Las noches de pandemia se hacen largas. En especial si te labura el balero, si te quedás rumiando lo que perdiste, lo que nunca vas a tener, lo mucho que te cuesta cada cosa medio pelo que lográs a fuerza de prenderle velas a la virgencita y trotar hasta Luján cada vez que lo amerite.

Por eso desde hace un tiempo, cuando mi gente se va a la cama, salgo al fondo y me trepo al techo. Pa´matar al insomnio, pa´convencer al sueño a ver si se da una vuelta. Más o menos el mismo tiempo que hace que lo veo al Titi, siempre a la misma hora, vestido igual, yendo y viniendo.

Titi es un vecino, vive a una o dos cuadras. Debe tener mi edad pero la lleva mal. Creo que lo conozco desde siempre pero jamás cruzamos palabra. Era del grupito de pibes del barrio que se juntaba en la esquina. Recuerdo que alguna vez, harán veinticinco o treinta años, me boludearon cuando pasé delante de ellos. Cosas de pendejos camorreros. No les dí cabida. Mitad de cagón mitad porque hubiese sido inútil. Ni les iba a ganar a mano limpia ni los iba a convencer de que no era un boludo. Mis ex opinan hoy lo mismo que ellos por aquel entonces.

La cosa es que sé por lo que comentan los vecinos en el almacén que a Titi lo rajaron después de veinte años del frigorífico en el que laburaba. Ahora nomás, arrancando la pandemia. Tiene dos pibes y una esposa que me dicen que también es del barrio pero que no conozco.

Así como yo me subo al techo, él sale a la calle. El perfil me da justo para verlo: abre la reja y arranca. Se prende algo, un pucho o no se qué, y camina hasta la esquina, sobre la ruta. Si estiro el cogote veo el poste de luz donde se apoya. Ahí se queda un rato, bajo la única lámpara amarillenta que queda. Mira al cielo y pega la vuelta.

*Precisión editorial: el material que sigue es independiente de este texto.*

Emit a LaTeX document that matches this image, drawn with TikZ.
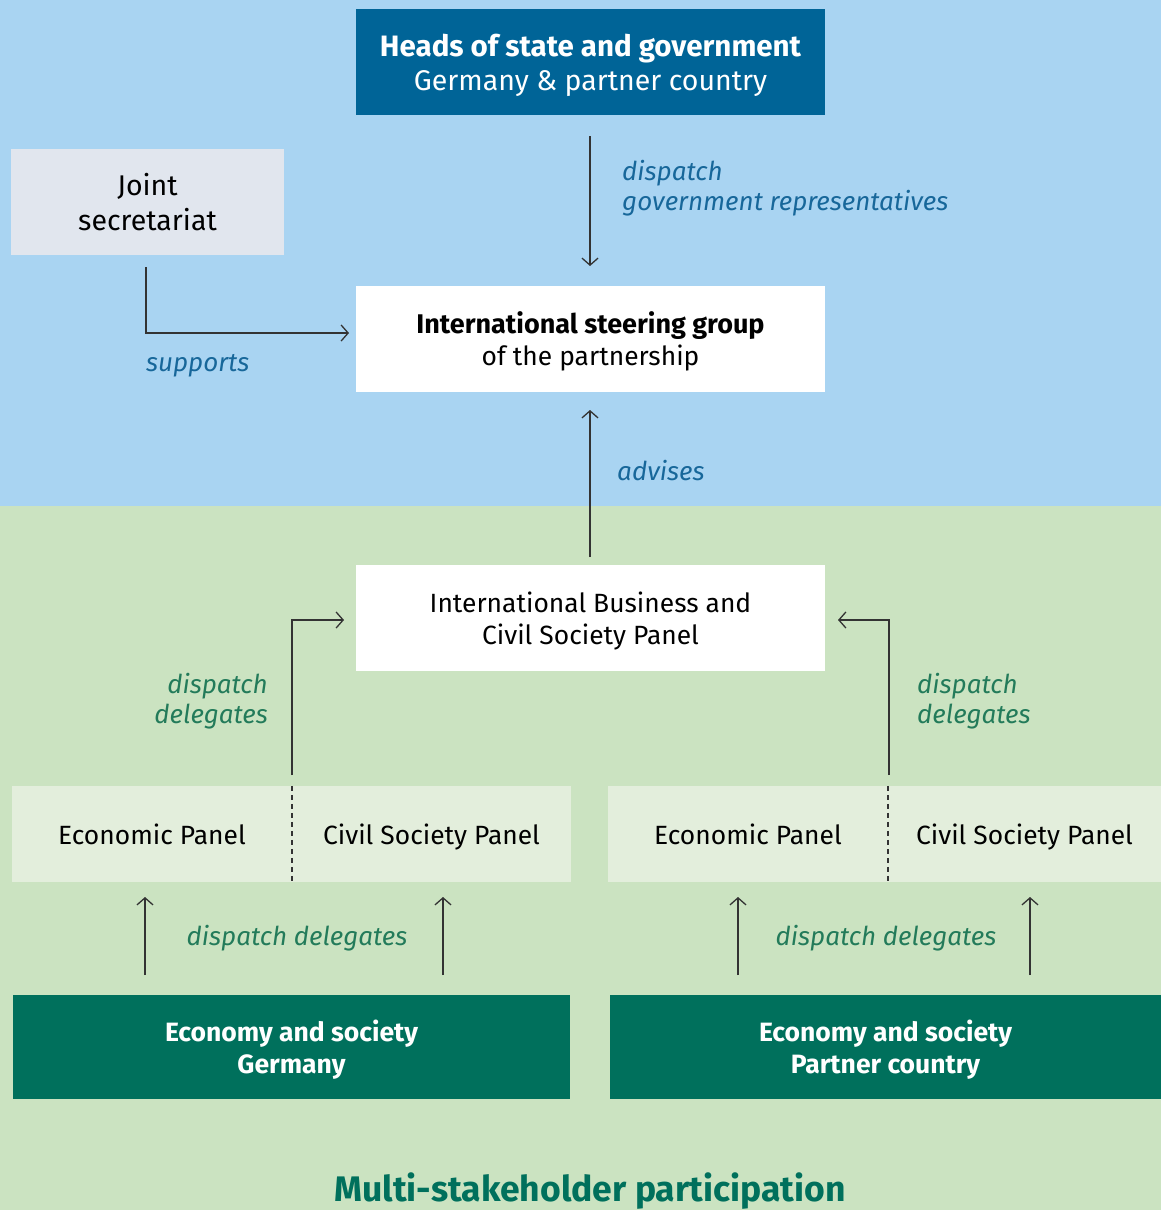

En una época digamos que normal, a las tres de la matina, se lo podría confundir con alguien que sale a laburar o a comprar o  vender fafafa por ahí. Pero no. No se encuentra con nadie. No lleva bolsito ni mochila. No lleva el paso apurado del que necesita alguna nafta para seguir remando. No tiene la cara dura, no nariguetea, no se persigue. Diría que lleva el paso de los que amasan una duda, como esa gente que mastica una pregunta o esos que saben que algo no les cierra pero todavía no  saben qué. O algo así.

Por ahí aprovecha esa hora porque sabe que no hay nadie en la calle que lo salude. O capaz que le tiene miedo a la cana que cuando busca coima no discrimina razones. O tal vez es la hora en que sus pibes y su señora duermen y entonces se toma la libertad de caminar por una calle de tierra perdida de dios.

No escucha música. Me parece que tampoco lleva celular. Solo los puchos. Algo raro debe tener porque los perros no le ladran. Va y viene. Noche tras noche.

La otra noche llovió a cantaros. Igual subí. El pibe también salió. Sin paraguas. Mojados, él y yo, cada uno por su lado nos prendimos un pucho. Él pensado en los suyo y yo en lo mío. ´Taba fresco. Fue hasta la esquina y volvió. Antes de abrir la reja miró para mi lado, justo hasta donde estaba yo y levantó la mano, como saludando, al pasar. Me junó. Devolví el gesto. Entró. Cerró la reja.